Over time, she said YSPH may also offer an undergraduate course in food or nutrition policy, filling a gap that was created when Kelly Brownell, former director of the Rudd Center for Food Policy and Obesity, left Yale in 2013.

“It won’t be transformational instantly, but over time we’ll be able to offer some more critical courses,” Bradley said.

According to Kaveh Khoshnood, director of both the Global Health Studies Program and the School’s BA/BS-MPH degree program, YSPH faculty members have been extremely supportive of the decision to expand offerings in the College.

The undergraduate interest in global health came to the University’s attention seven years ago, when between 700 and 800 students petitioned the College course on global health, Khoshnood said. YSPH responded with “Global Health Challenges and Responses,” a highly regarded lecture course in which 137 students are currently enrolled.

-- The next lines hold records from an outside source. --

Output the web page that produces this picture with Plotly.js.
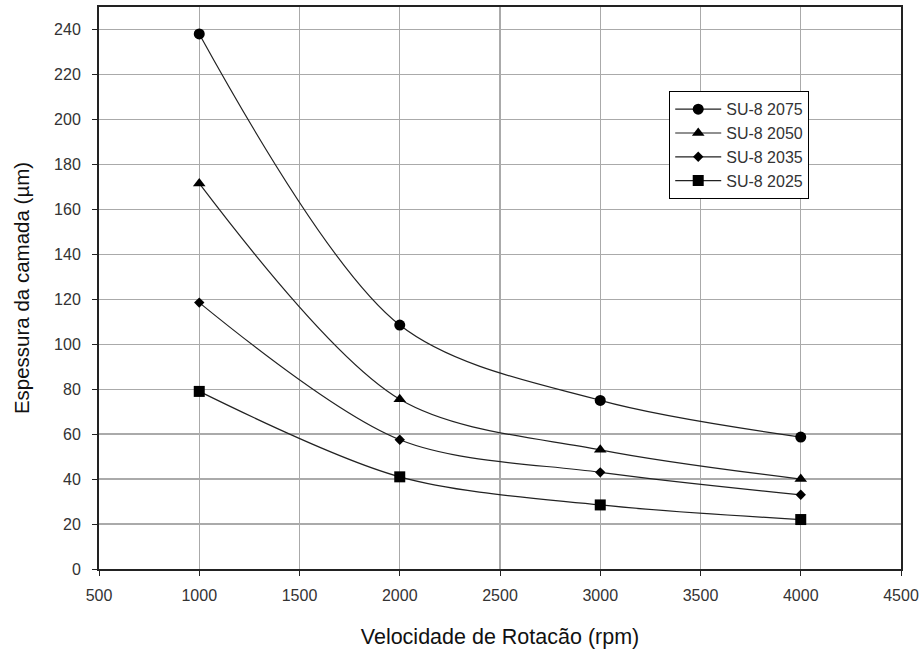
<!DOCTYPE html>
<html>
<head>
<meta charset="utf-8">
<script src="https://cdn.plot.ly/plotly-3.0.1.min.js"></script>
<style>html,body{margin:0;padding:0;background:#fff;}#chart{width:922px;height:651px;}</style>
</head>
<body>
<div id="chart"></div>
<script>
const rpm = [1000, 2000, 3000, 4000];
const su8_2075 = [238, 108.5, 75, 58.7];
const su8_2050 = [171.5, 75.5, 53, 40];
const su8_2035 = [118.5, 57.5, 43, 33];
const su8_2025 = [79, 41, 28.5, 22];
const seriesNames = ["SU-8 2075", "SU-8 2050", "SU-8 2035", "SU-8 2025"];
const xTicks = [500, 1000, 1500, 2000, 2500, 3000, 3500, 4000, 4500];
const yTicks = [0, 20, 40, 60, 80, 100, 120, 140, 160, 180, 200, 220, 240];

const series = [su8_2075, su8_2050, su8_2035, su8_2025];
const symbols = ["circle", "triangle-up", "diamond", "square"];
const sizes = [11, 11, 8, 11];

const traces = series.map((ys, i) => ({
  x: rpm, y: ys, name: seriesNames[i], type: "scatter", mode: "lines+markers",
  line: {color: "#222", width: 1.2, shape: "spline", smoothing: 0.9},
  marker: {symbol: symbols[i], size: sizes[i], color: "#000"}
}));

const layout = {
  width: 922, height: 651,
  margin: {l: 99, r: 21, t: 7, b: 82},
  paper_bgcolor: "#fff", plot_bgcolor: "#fff",
  font: {family: "Arial, 'Liberation Sans', sans-serif", color: "#333", size: 16},
  showlegend: true,
  legend: {x: 0.711, y: 0.85, xanchor: "left", yanchor: "top", bgcolor: "#fff",
           bordercolor: "#000", borderwidth: 1, font: {size: 16, color: "#333"},
           tracegroupgap: 0, itemwidth: 46},
  xaxis: {
    range: [500, 4500], tickvals: xTicks, ticktext: xTicks.map(String),
    showgrid: true, gridcolor: "#aaa", gridwidth: 1.3, zeroline: false,
    showline: true, linecolor: "#222", linewidth: 2, mirror: true,
    ticks: "outside", ticklen: 5, tickcolor: "#222", ticklabelstandoff: 6,
    tickfont: {size: 16, color: "#333"},
    title: {text: "Velocidade de Rotacão (rpm)", font: {size: 21.5, color: "#111"}, standoff: 26}
  },
  yaxis: {
    range: [0, 250], tickvals: yTicks, ticktext: yTicks.map(String),
    showgrid: true, gridcolor: "#aaa", gridwidth: 1.3, zeroline: false,
    showline: true, linecolor: "#222", linewidth: 2, mirror: true,
    ticks: "outside", ticklen: 5, tickcolor: "#222", ticklabelstandoff: 8,
    tickfont: {size: 16, color: "#333"},
    title: {text: "Espessura da camada (µm)", font: {size: 20.5, color: "#111"}, standoff: 19}
  }
};

Plotly.newPlot("chart", traces, layout, {displayModeBar: false, staticPlot: true});
</script>
</body>
</html>
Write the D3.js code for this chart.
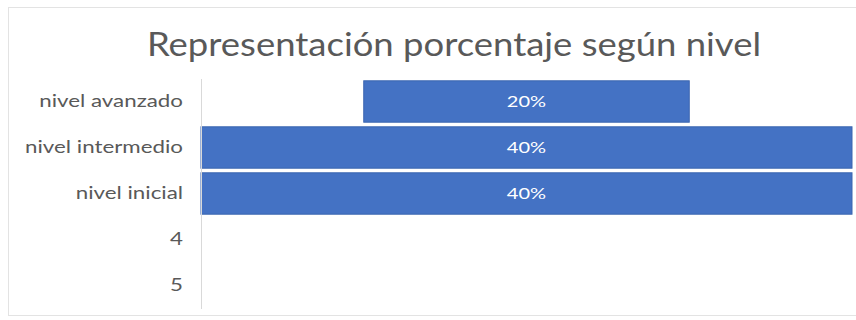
<!DOCTYPE html>
<html>
<head>
<meta charset="utf-8">
<script src="https://cdn.jsdelivr.net/npm/d3@7"></script>
<style>
  html, body { margin: 0; padding: 0; background: #ffffff; }
  svg { display: block; }
  text { font-family: Lato, "Open Sans", sans-serif; }
</style>
</head>
<body>
<div id="chart"></div>
<script>
// Nivel categories, top to bottom, and their share of the total
const categories = ["nivel avanzado", "nivel intermedio", "nivel inicial", "4", "5"];
const values = [0.20, 0.40, 0.40, null, null];
const valueLabels = ["20%", "40%", "40%", null, null];
const chartTitle = "Representación porcentaje según nivel";

const width = 856, height = 320;
const plot = { left: 201, right: 852, top: 78.5, bottom: 308.5 };
const center = (plot.left + plot.right) / 2;

// widen text glyphs horizontally by a factor (wide, Calibri-like lettering)
function widen(sel, factor) {
  sel.each(function () {
    const len = this.getComputedTextLength();
    d3.select(this)
      .attr("textLength", len * factor)
      .attr("lengthAdjust", "spacingAndGlyphs");
  });
}

const svg = d3.select("#chart").append("svg")
  .attr("width", width).attr("height", height);

// chart frame
svg.append("rect")
  .attr("x", 8.5).attr("y", 7.5)
  .attr("width", 870).attr("height", 308)
  .attr("fill", "#ffffff").attr("stroke", "#e3e3e3").attr("stroke-width", 1);

const y = d3.scaleBand()
  .domain(categories)
  .range([plot.top, plot.bottom])
  .paddingInner(0.1)
  .paddingOuter(0.05);

// bar width scale: the largest share spans the full plot width, centered (funnel)
const w = d3.scaleLinear()
  .domain([0, d3.max(values)])
  .range([0, plot.right - plot.left]);

const data = categories.map((c, i) => ({ c, v: values[i], label: valueLabels[i] }))
  .filter(d => d.v != null);

svg.append("g").selectAll("rect")
  .data(data)
  .join("rect")
  .attr("x", d => center - w(d.v) / 2)
  .attr("y", d => y(d.c))
  .attr("width", d => w(d.v))
  .attr("height", y.bandwidth())
  .attr("fill", "#4472c4")
  .attr("stroke", "#3b65b0")
  .attr("stroke-width", 1);

const valueText = svg.append("g").selectAll("text")
  .data(data)
  .join("text")
  .attr("x", center)
  .attr("y", d => y(d.c) + y.bandwidth() / 2)
  .attr("dy", "0.36em")
  .attr("text-anchor", "middle")
  .attr("fill", "#ffffff")
  .attr("font-size", 16)
  .text(d => d.label);
widen(valueText, 1.25);

// category axis
const axis = svg.append("g")
  .attr("transform", `translate(${plot.left},0)`)
  .call(d3.axisLeft(y).tickSize(0).tickPadding(18));
axis.select(".domain").attr("stroke", "#d9d9d9");
const tickText = axis.selectAll("text")
  .attr("font-size", 18)
  .attr("fill", "#595959")
  .style("font-family", "Lato, 'Open Sans', sans-serif");
widen(tickText, 1.24);

// title
const title = svg.append("text")
  .attr("x", 454)
  .attr("y", 56)
  .attr("text-anchor", "middle")
  .attr("font-size", 32)
  .attr("fill", "#595959")
  .text(chartTitle);
widen(title, 1.14);
</script>
</body>
</html>
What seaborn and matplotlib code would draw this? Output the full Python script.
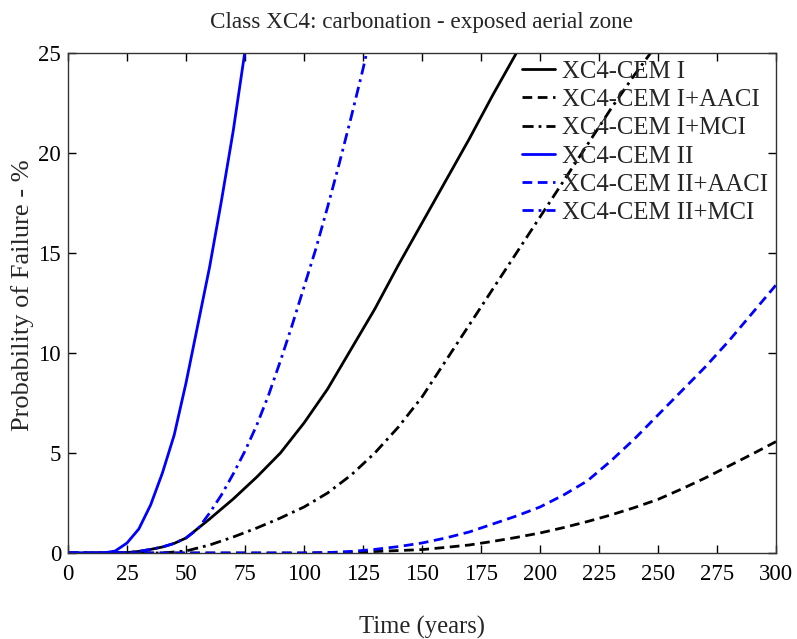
import matplotlib
matplotlib.use("Agg")
import matplotlib.pyplot as plt
import seaborn as sns
import pandas as pd

# ---- data ----
years_cem1 = [0, 20, 25, 30, 35, 40, 45, 50, 60, 70, 80, 90, 100, 110, 120, 130, 140,
              150, 160, 170, 180, 190, 200]
cem1 = [0, 0, 0.02, 0.08, 0.18, 0.3, 0.48, 0.75, 1.7, 2.7, 3.8, 5.0, 6.5, 8.2, 10.2,
        12.2, 14.4, 16.5, 18.6, 20.7, 22.9, 25.0, 27.2]

years_cem1_aaci = [0, 100, 125, 150, 160, 170, 180, 190, 200, 210, 220, 230, 240, 250,
                   260, 270, 280, 290, 300]
cem1_aaci = [0, 0, 0.05, 0.17, 0.28, 0.4, 0.58, 0.78, 1.0, 1.27, 1.57, 1.9, 2.27, 2.68,
             3.2, 3.75, 4.35, 4.95, 5.57]

years_cem1_mci = [0, 40, 50, 60, 70, 80, 90, 100, 110, 120, 130, 140, 150, 160, 170,
                  180, 190, 200, 210, 220, 230, 240, 250, 260]
cem1_mci = [0, 0, 0.1, 0.4, 0.8, 1.25, 1.75, 2.3, 3.0, 3.9, 5.0, 6.3, 7.8, 9.6, 11.4,
            13.2, 15.0, 16.8, 18.6, 20.4, 22.2, 23.9, 25.5, 27.2]

years_cem2 = [0, 10, 15, 20, 25, 30, 35, 40, 45, 50, 55, 60, 65, 70, 75, 80]
cem2 = [0, 0, 0.0, 0.1, 0.5, 1.2, 2.4, 4.0, 5.9, 8.5, 11.4, 14.3, 17.6, 21.1, 25.1, 29.0]

years_cem2_aaci = [0, 100, 110, 120, 130, 140, 150, 160, 170, 180, 190, 200, 210, 220,
                   230, 240, 250, 260, 270, 280, 290, 300]
cem2_aaci = [0, 0, 0.02, 0.08, 0.18, 0.32, 0.5, 0.75, 1.05, 1.45, 1.85, 2.3, 2.9, 3.6,
             4.6, 5.7, 6.9, 8.1, 9.3, 10.6, 12.0, 13.4]

years_cem2_mci = [0, 20, 25, 30, 35, 40, 45, 50, 55, 60, 65, 70, 75, 80, 85, 90, 95,
                  100, 105, 110, 115, 120, 125, 130]
cem2_mci = [0, 0, 0.02, 0.08, 0.18, 0.3, 0.48, 0.75, 1.2, 2.0, 2.9, 3.95, 5.1, 6.4, 7.9,
            9.6, 11.4, 13.3, 15.2, 17.3, 19.5, 21.8, 24.2, 26.8]

series_names = ["XC4-CEM I", "XC4-CEM I+AACI", "XC4-CEM I+MCI",
                "XC4-CEM II", "XC4-CEM II+AACI", "XC4-CEM II+MCI"]
series_x = [years_cem1, years_cem1_aaci, years_cem1_mci,
            years_cem2, years_cem2_aaci, years_cem2_mci]
series_y = [cem1, cem1_aaci, cem1_mci, cem2, cem2_aaci, cem2_mci]

x_ticks = [0, 25, 50, 75, 100, 125, 150, 175, 200, 225, 250, 275, 300]
y_ticks = [0, 5, 10, 15, 20, 25]

# ---- styling ----
sns.set_style("ticks")
plt.rcParams["font.family"] = ["Liberation Serif", "DejaVu Serif"]
plt.rcParams["xtick.direction"] = "in"
plt.rcParams["ytick.direction"] = "in"

colors = ["black", "black", "black", "blue", "blue", "blue"]
styles = ["-", (0, (3.5, 2)), (0, (4, 1.8, 1, 1.8)), "-", (0, (3.5, 2)), (0, (4, 1.8, 1, 1.8))]

frames = []
for name, xs, ys in zip(series_names, series_x, series_y):
    frames.append(pd.DataFrame({"Time": xs, "Pf": ys, "series": name}))
df = pd.concat(frames, ignore_index=True)

fig = plt.figure(figsize=(7.97, 6.39), dpi=100)
ax = fig.add_axes([68 / 797, 1 - 553 / 639, (776 - 68) / 797, (553 - 53) / 639])

for name, c, ls in zip(series_names, colors, styles):
    sub = df[df["series"] == name]
    sns.lineplot(data=sub, x="Time", y="Pf", ax=ax, color=c, linewidth=2.0,
                 label=name, estimator=None, sort=False)
    ax.lines[-1].set_linestyle(ls)

ax.set_xlim(0, 300)
ax.set_ylim(0, 25)
ax.set_xticks(x_ticks)
ax.set_yticks(y_ticks)
ax.tick_params(axis="both", which="both", top=True, right=True, length=6,
               width=1, labelsize=16.5, colors="black")
ax.tick_params(axis="x", pad=8)
ax.tick_params(axis="y", pad=5)
for sp in ax.spines.values():
    sp.set_linewidth(1.0)
    sp.set_color("#333333")

ax.set_title("Class XC4: carbonation - exposed aerial zone", fontsize=16.7, pad=18)
ax.set_xlabel("Time (years)", fontsize=17.7, labelpad=22)
ax.set_ylabel("Probability of Failure - %", fontsize=19)
ax.yaxis.set_label_coords(-0.048, 0.516)

leg = ax.legend(loc="upper left", bbox_to_anchor=(0.641, 0.985), frameon=False,
                fontsize=17.8, handlelength=1.34, handletextpad=0.28,
                labelspacing=0.24, borderaxespad=0, borderpad=0)
for line, ls in zip(leg.get_lines(), styles):
    line.set_linestyle(ls)

fig.savefig("out.png", dpi=100)
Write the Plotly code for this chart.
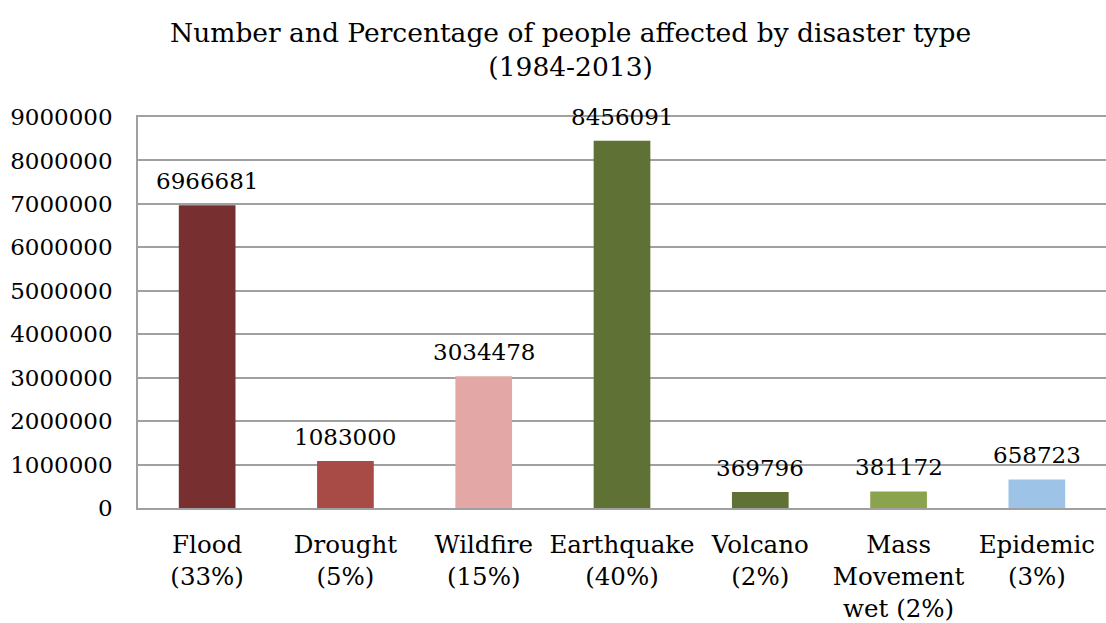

Before that, Khoshnood said, undergraduates showed up at the offices of YSPH faculty members, asking to be admitted to their graduate courses. Those constant requests inspired the current undergraduate Program, as well as the five-year BA/BS-MPH program.

“The motivating factor behind all of [these changes] is bottom up,” Khoshnood said. “The Global Health Studies Program was not created at the School of Public Health, and then introduced to Yale College. It was undergraduates who got organized.”

With the growth of the program, and the School of Public Health getting on board, administrators are again simply responding to student demand, he said.

There are currently 30 students enrolled in the Global Health Studies Program.